Sisyphus, a king of Corinth, conspired to escape from the underworld. He failed and was punished by being compelled to roll an immense boulder up a hill, only to watch it roll back down, and to repeat this action forever.
I’m sure you’ve all heard what they say about Chinese food. “You eat until you are full then, an hour later, you are hungry.” In the first article in this series, I described a coaching client whose tendencies prevented him from engaging in a learning relationship. A combination of aversions and hubris kept him from engaging in any relationship which involved learning or change. This person’s efforts to change were doomed from the start. Now I would like to turn to a different type of client. One who can engage in such relationships but cannot seem to derive cumulative benefits from them.
Freda was such a mentoring client. During the initial interview I asked her about experiences with mentoring and mentors. What followed was an extended description of almost a decade of engagements. Some lasted just a few months but two went for over a year each.

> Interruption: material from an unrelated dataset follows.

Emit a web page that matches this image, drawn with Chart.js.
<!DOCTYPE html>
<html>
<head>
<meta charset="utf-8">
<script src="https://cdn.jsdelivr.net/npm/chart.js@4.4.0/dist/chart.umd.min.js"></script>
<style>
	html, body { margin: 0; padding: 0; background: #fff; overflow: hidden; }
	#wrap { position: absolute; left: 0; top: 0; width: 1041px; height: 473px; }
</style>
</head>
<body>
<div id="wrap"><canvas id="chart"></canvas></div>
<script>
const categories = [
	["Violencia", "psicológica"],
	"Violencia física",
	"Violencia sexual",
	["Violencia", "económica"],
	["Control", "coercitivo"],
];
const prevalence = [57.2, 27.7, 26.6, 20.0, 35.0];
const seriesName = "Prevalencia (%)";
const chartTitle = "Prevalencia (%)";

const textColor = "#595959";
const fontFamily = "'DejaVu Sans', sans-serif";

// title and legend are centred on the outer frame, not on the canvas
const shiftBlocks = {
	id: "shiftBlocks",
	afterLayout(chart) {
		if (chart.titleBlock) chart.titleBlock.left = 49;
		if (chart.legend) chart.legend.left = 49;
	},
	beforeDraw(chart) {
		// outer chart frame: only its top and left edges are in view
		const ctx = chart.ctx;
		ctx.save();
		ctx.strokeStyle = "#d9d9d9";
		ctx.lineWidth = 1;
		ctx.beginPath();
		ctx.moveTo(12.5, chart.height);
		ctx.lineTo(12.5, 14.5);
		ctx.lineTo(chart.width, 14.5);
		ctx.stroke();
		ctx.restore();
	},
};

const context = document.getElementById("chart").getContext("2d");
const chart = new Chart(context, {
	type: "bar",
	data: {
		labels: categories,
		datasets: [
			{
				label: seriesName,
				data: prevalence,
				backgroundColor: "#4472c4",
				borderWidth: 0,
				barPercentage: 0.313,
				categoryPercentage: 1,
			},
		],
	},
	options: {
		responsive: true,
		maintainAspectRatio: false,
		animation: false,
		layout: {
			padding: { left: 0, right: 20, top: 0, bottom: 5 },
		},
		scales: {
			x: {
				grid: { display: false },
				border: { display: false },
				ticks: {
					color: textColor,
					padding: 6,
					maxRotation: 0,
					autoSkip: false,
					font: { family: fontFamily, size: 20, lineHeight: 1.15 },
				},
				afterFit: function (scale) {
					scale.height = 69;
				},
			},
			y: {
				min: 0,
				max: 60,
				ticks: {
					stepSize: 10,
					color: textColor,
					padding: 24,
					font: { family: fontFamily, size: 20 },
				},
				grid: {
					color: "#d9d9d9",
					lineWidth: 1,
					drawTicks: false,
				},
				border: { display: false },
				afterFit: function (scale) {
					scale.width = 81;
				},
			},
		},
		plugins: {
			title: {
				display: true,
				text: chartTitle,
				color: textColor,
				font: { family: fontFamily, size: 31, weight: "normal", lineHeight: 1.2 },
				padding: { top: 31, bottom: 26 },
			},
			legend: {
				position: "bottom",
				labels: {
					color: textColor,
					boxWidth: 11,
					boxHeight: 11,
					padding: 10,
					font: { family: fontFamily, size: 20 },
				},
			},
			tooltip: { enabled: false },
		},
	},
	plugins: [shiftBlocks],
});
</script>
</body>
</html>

This kind of tale is one that immediately raises a red flag for two reasons. The first is that the potential client has likely become inured to the mentoring process in a way that will make progress much more difficult. The second is that, unless I assume that prior mentors have been completely ineffective, the person that I am talking to is the result of intensive and repetitive coaching.
Freda fell into this pattern. She had begun to seek out and engage mentors shortly after she graduated with an MBA from a first-line business school. I suspected almost immediately that her interest in being mentored by me had something to do with my MMS from the Sloan School at MIT and PhD in political and social theory. As she described the series of mentoring engagements and mentors, a pattern began to emerge. Freda’s side of the story was that she stayed with a mentor as long as she felt she had something to learn from them. Then, having harvested what there was to harvest, she moved on in search of a “greater guru”.

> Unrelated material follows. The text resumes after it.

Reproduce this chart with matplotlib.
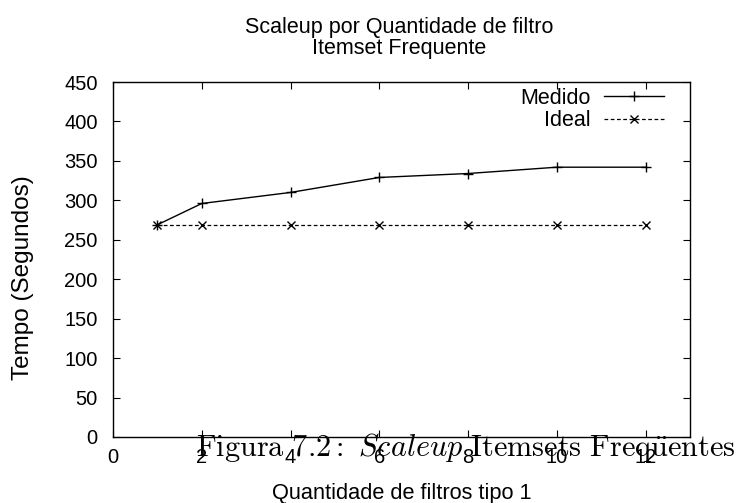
import matplotlib
matplotlib.use("Agg")
import matplotlib.pyplot as plt

plt.rcParams['font.family'] = ['Liberation Sans', 'DejaVu Sans']
plt.rcParams['mathtext.fontset'] = 'cm'

x_values = [1, 2, 4, 6, 8, 10, 12]
medido = [269, 296, 310, 329, 334, 342, 342]
ideal = [269, 269, 269, 269, 269, 269, 269]
x_ticks = [0, 2, 4, 6, 8, 10, 12]
y_ticks = [0, 50, 100, 150, 200, 250, 300, 350, 400, 450]

W, H = 737, 503
fig = plt.figure(figsize=(W/100, H/100), dpi=100)
ax = fig.add_axes([113/W, 1 - 437/H, (690-113)/W, (437-82)/H])

ax.plot(x_values, medido, color='black', linewidth=1.0, marker='+', markersize=7,
        markeredgewidth=1.0, label='Medido')
ax.plot(x_values, ideal, color='black', linewidth=0.9, linestyle=(0, (3, 2)), marker='x',
        markersize=6, markeredgewidth=1.0, label='Ideal')

ax.set_xlim(0, 13)
ax.set_ylim(0, 450)
ax.set_xticks(x_ticks)
ax.set_yticks(y_ticks)
ax.tick_params(direction='in', top=True, right=True, length=5, labelsize=14.5)
ax.tick_params(axis='x', pad=8)
ax.tick_params(axis='y', pad=11)
for s in ax.spines.values():
    s.set_linewidth(1.0)

ax.set_xlabel('Quantidade de filtros tipo 1', fontsize=15.7, va='baseline')
ax.xaxis.set_label_coords(0.5, (437 - 499.5) / 355)
ax.set_ylabel('Tempo (Segundos)', fontsize=17.5, va='center')
ax.yaxis.set_label_coords((23 - 113) / 577, (437 - 278) / 355)

fig.text(399/W, 1 - 33/H, 'Scaleup por Quantidade de filtro', fontsize=15.5,
         ha='center', va='baseline')
fig.text(399/W, 1 - 54/H, 'Itemset Frequente', fontsize=15.5,
         ha='center', va='baseline')

leg = ax.legend(loc='upper right', bbox_to_anchor=((664-113)/577, (437-88)/355),
                frameon=False, markerfirst=False, fontsize=15.5,
                handlelength=2.8, handletextpad=0.6, borderaxespad=0, borderpad=0,
                labelspacing=0.05)
for t in leg.get_texts():
    t.set_ha('right')

fig.text(196/W, 1 - 456/H,
         r"$\mathrm{Figura\ 7.2{:}\ }Scaleup\mathrm{\ Itemsets\ Freq\ddot{u}entes}$",
         fontsize=21.8, ha='left', va='baseline')

fig.savefig('out.png', dpi=100)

The interview brought up three interesting questions. One, how much did Freda really get out of each mentoring engagement? Two, what was the difference between her vision of each engagement and that of the mentor involved? And three, how did Freda measure up to someone who had had so much mentoring support? With those questions in mind, I ended the interview with a promise to get back to her in a couple of days.
Because Freda was local and I knew two of her prior mentors, I decided to start with the second question. I contacted the two mentors and arranged to have a confidential chat with each. A pattern quickly emerged. Here is what one of them said:
Freda’s problem is that almost her entire life is between her ears. Everything we worked on was turned into an intellectual exercise. I had trouble getting her to focus on the fact that we were talking about Freda, the real person facing real challenges.”
A second part of the puzzle came out when one of them observed:
“Freda is addicted to being mentored. Her social life is fairly sparse. Most of it revolves around going to networking meetings. She likes to disclose that she is being mentored. It makes her feel special.”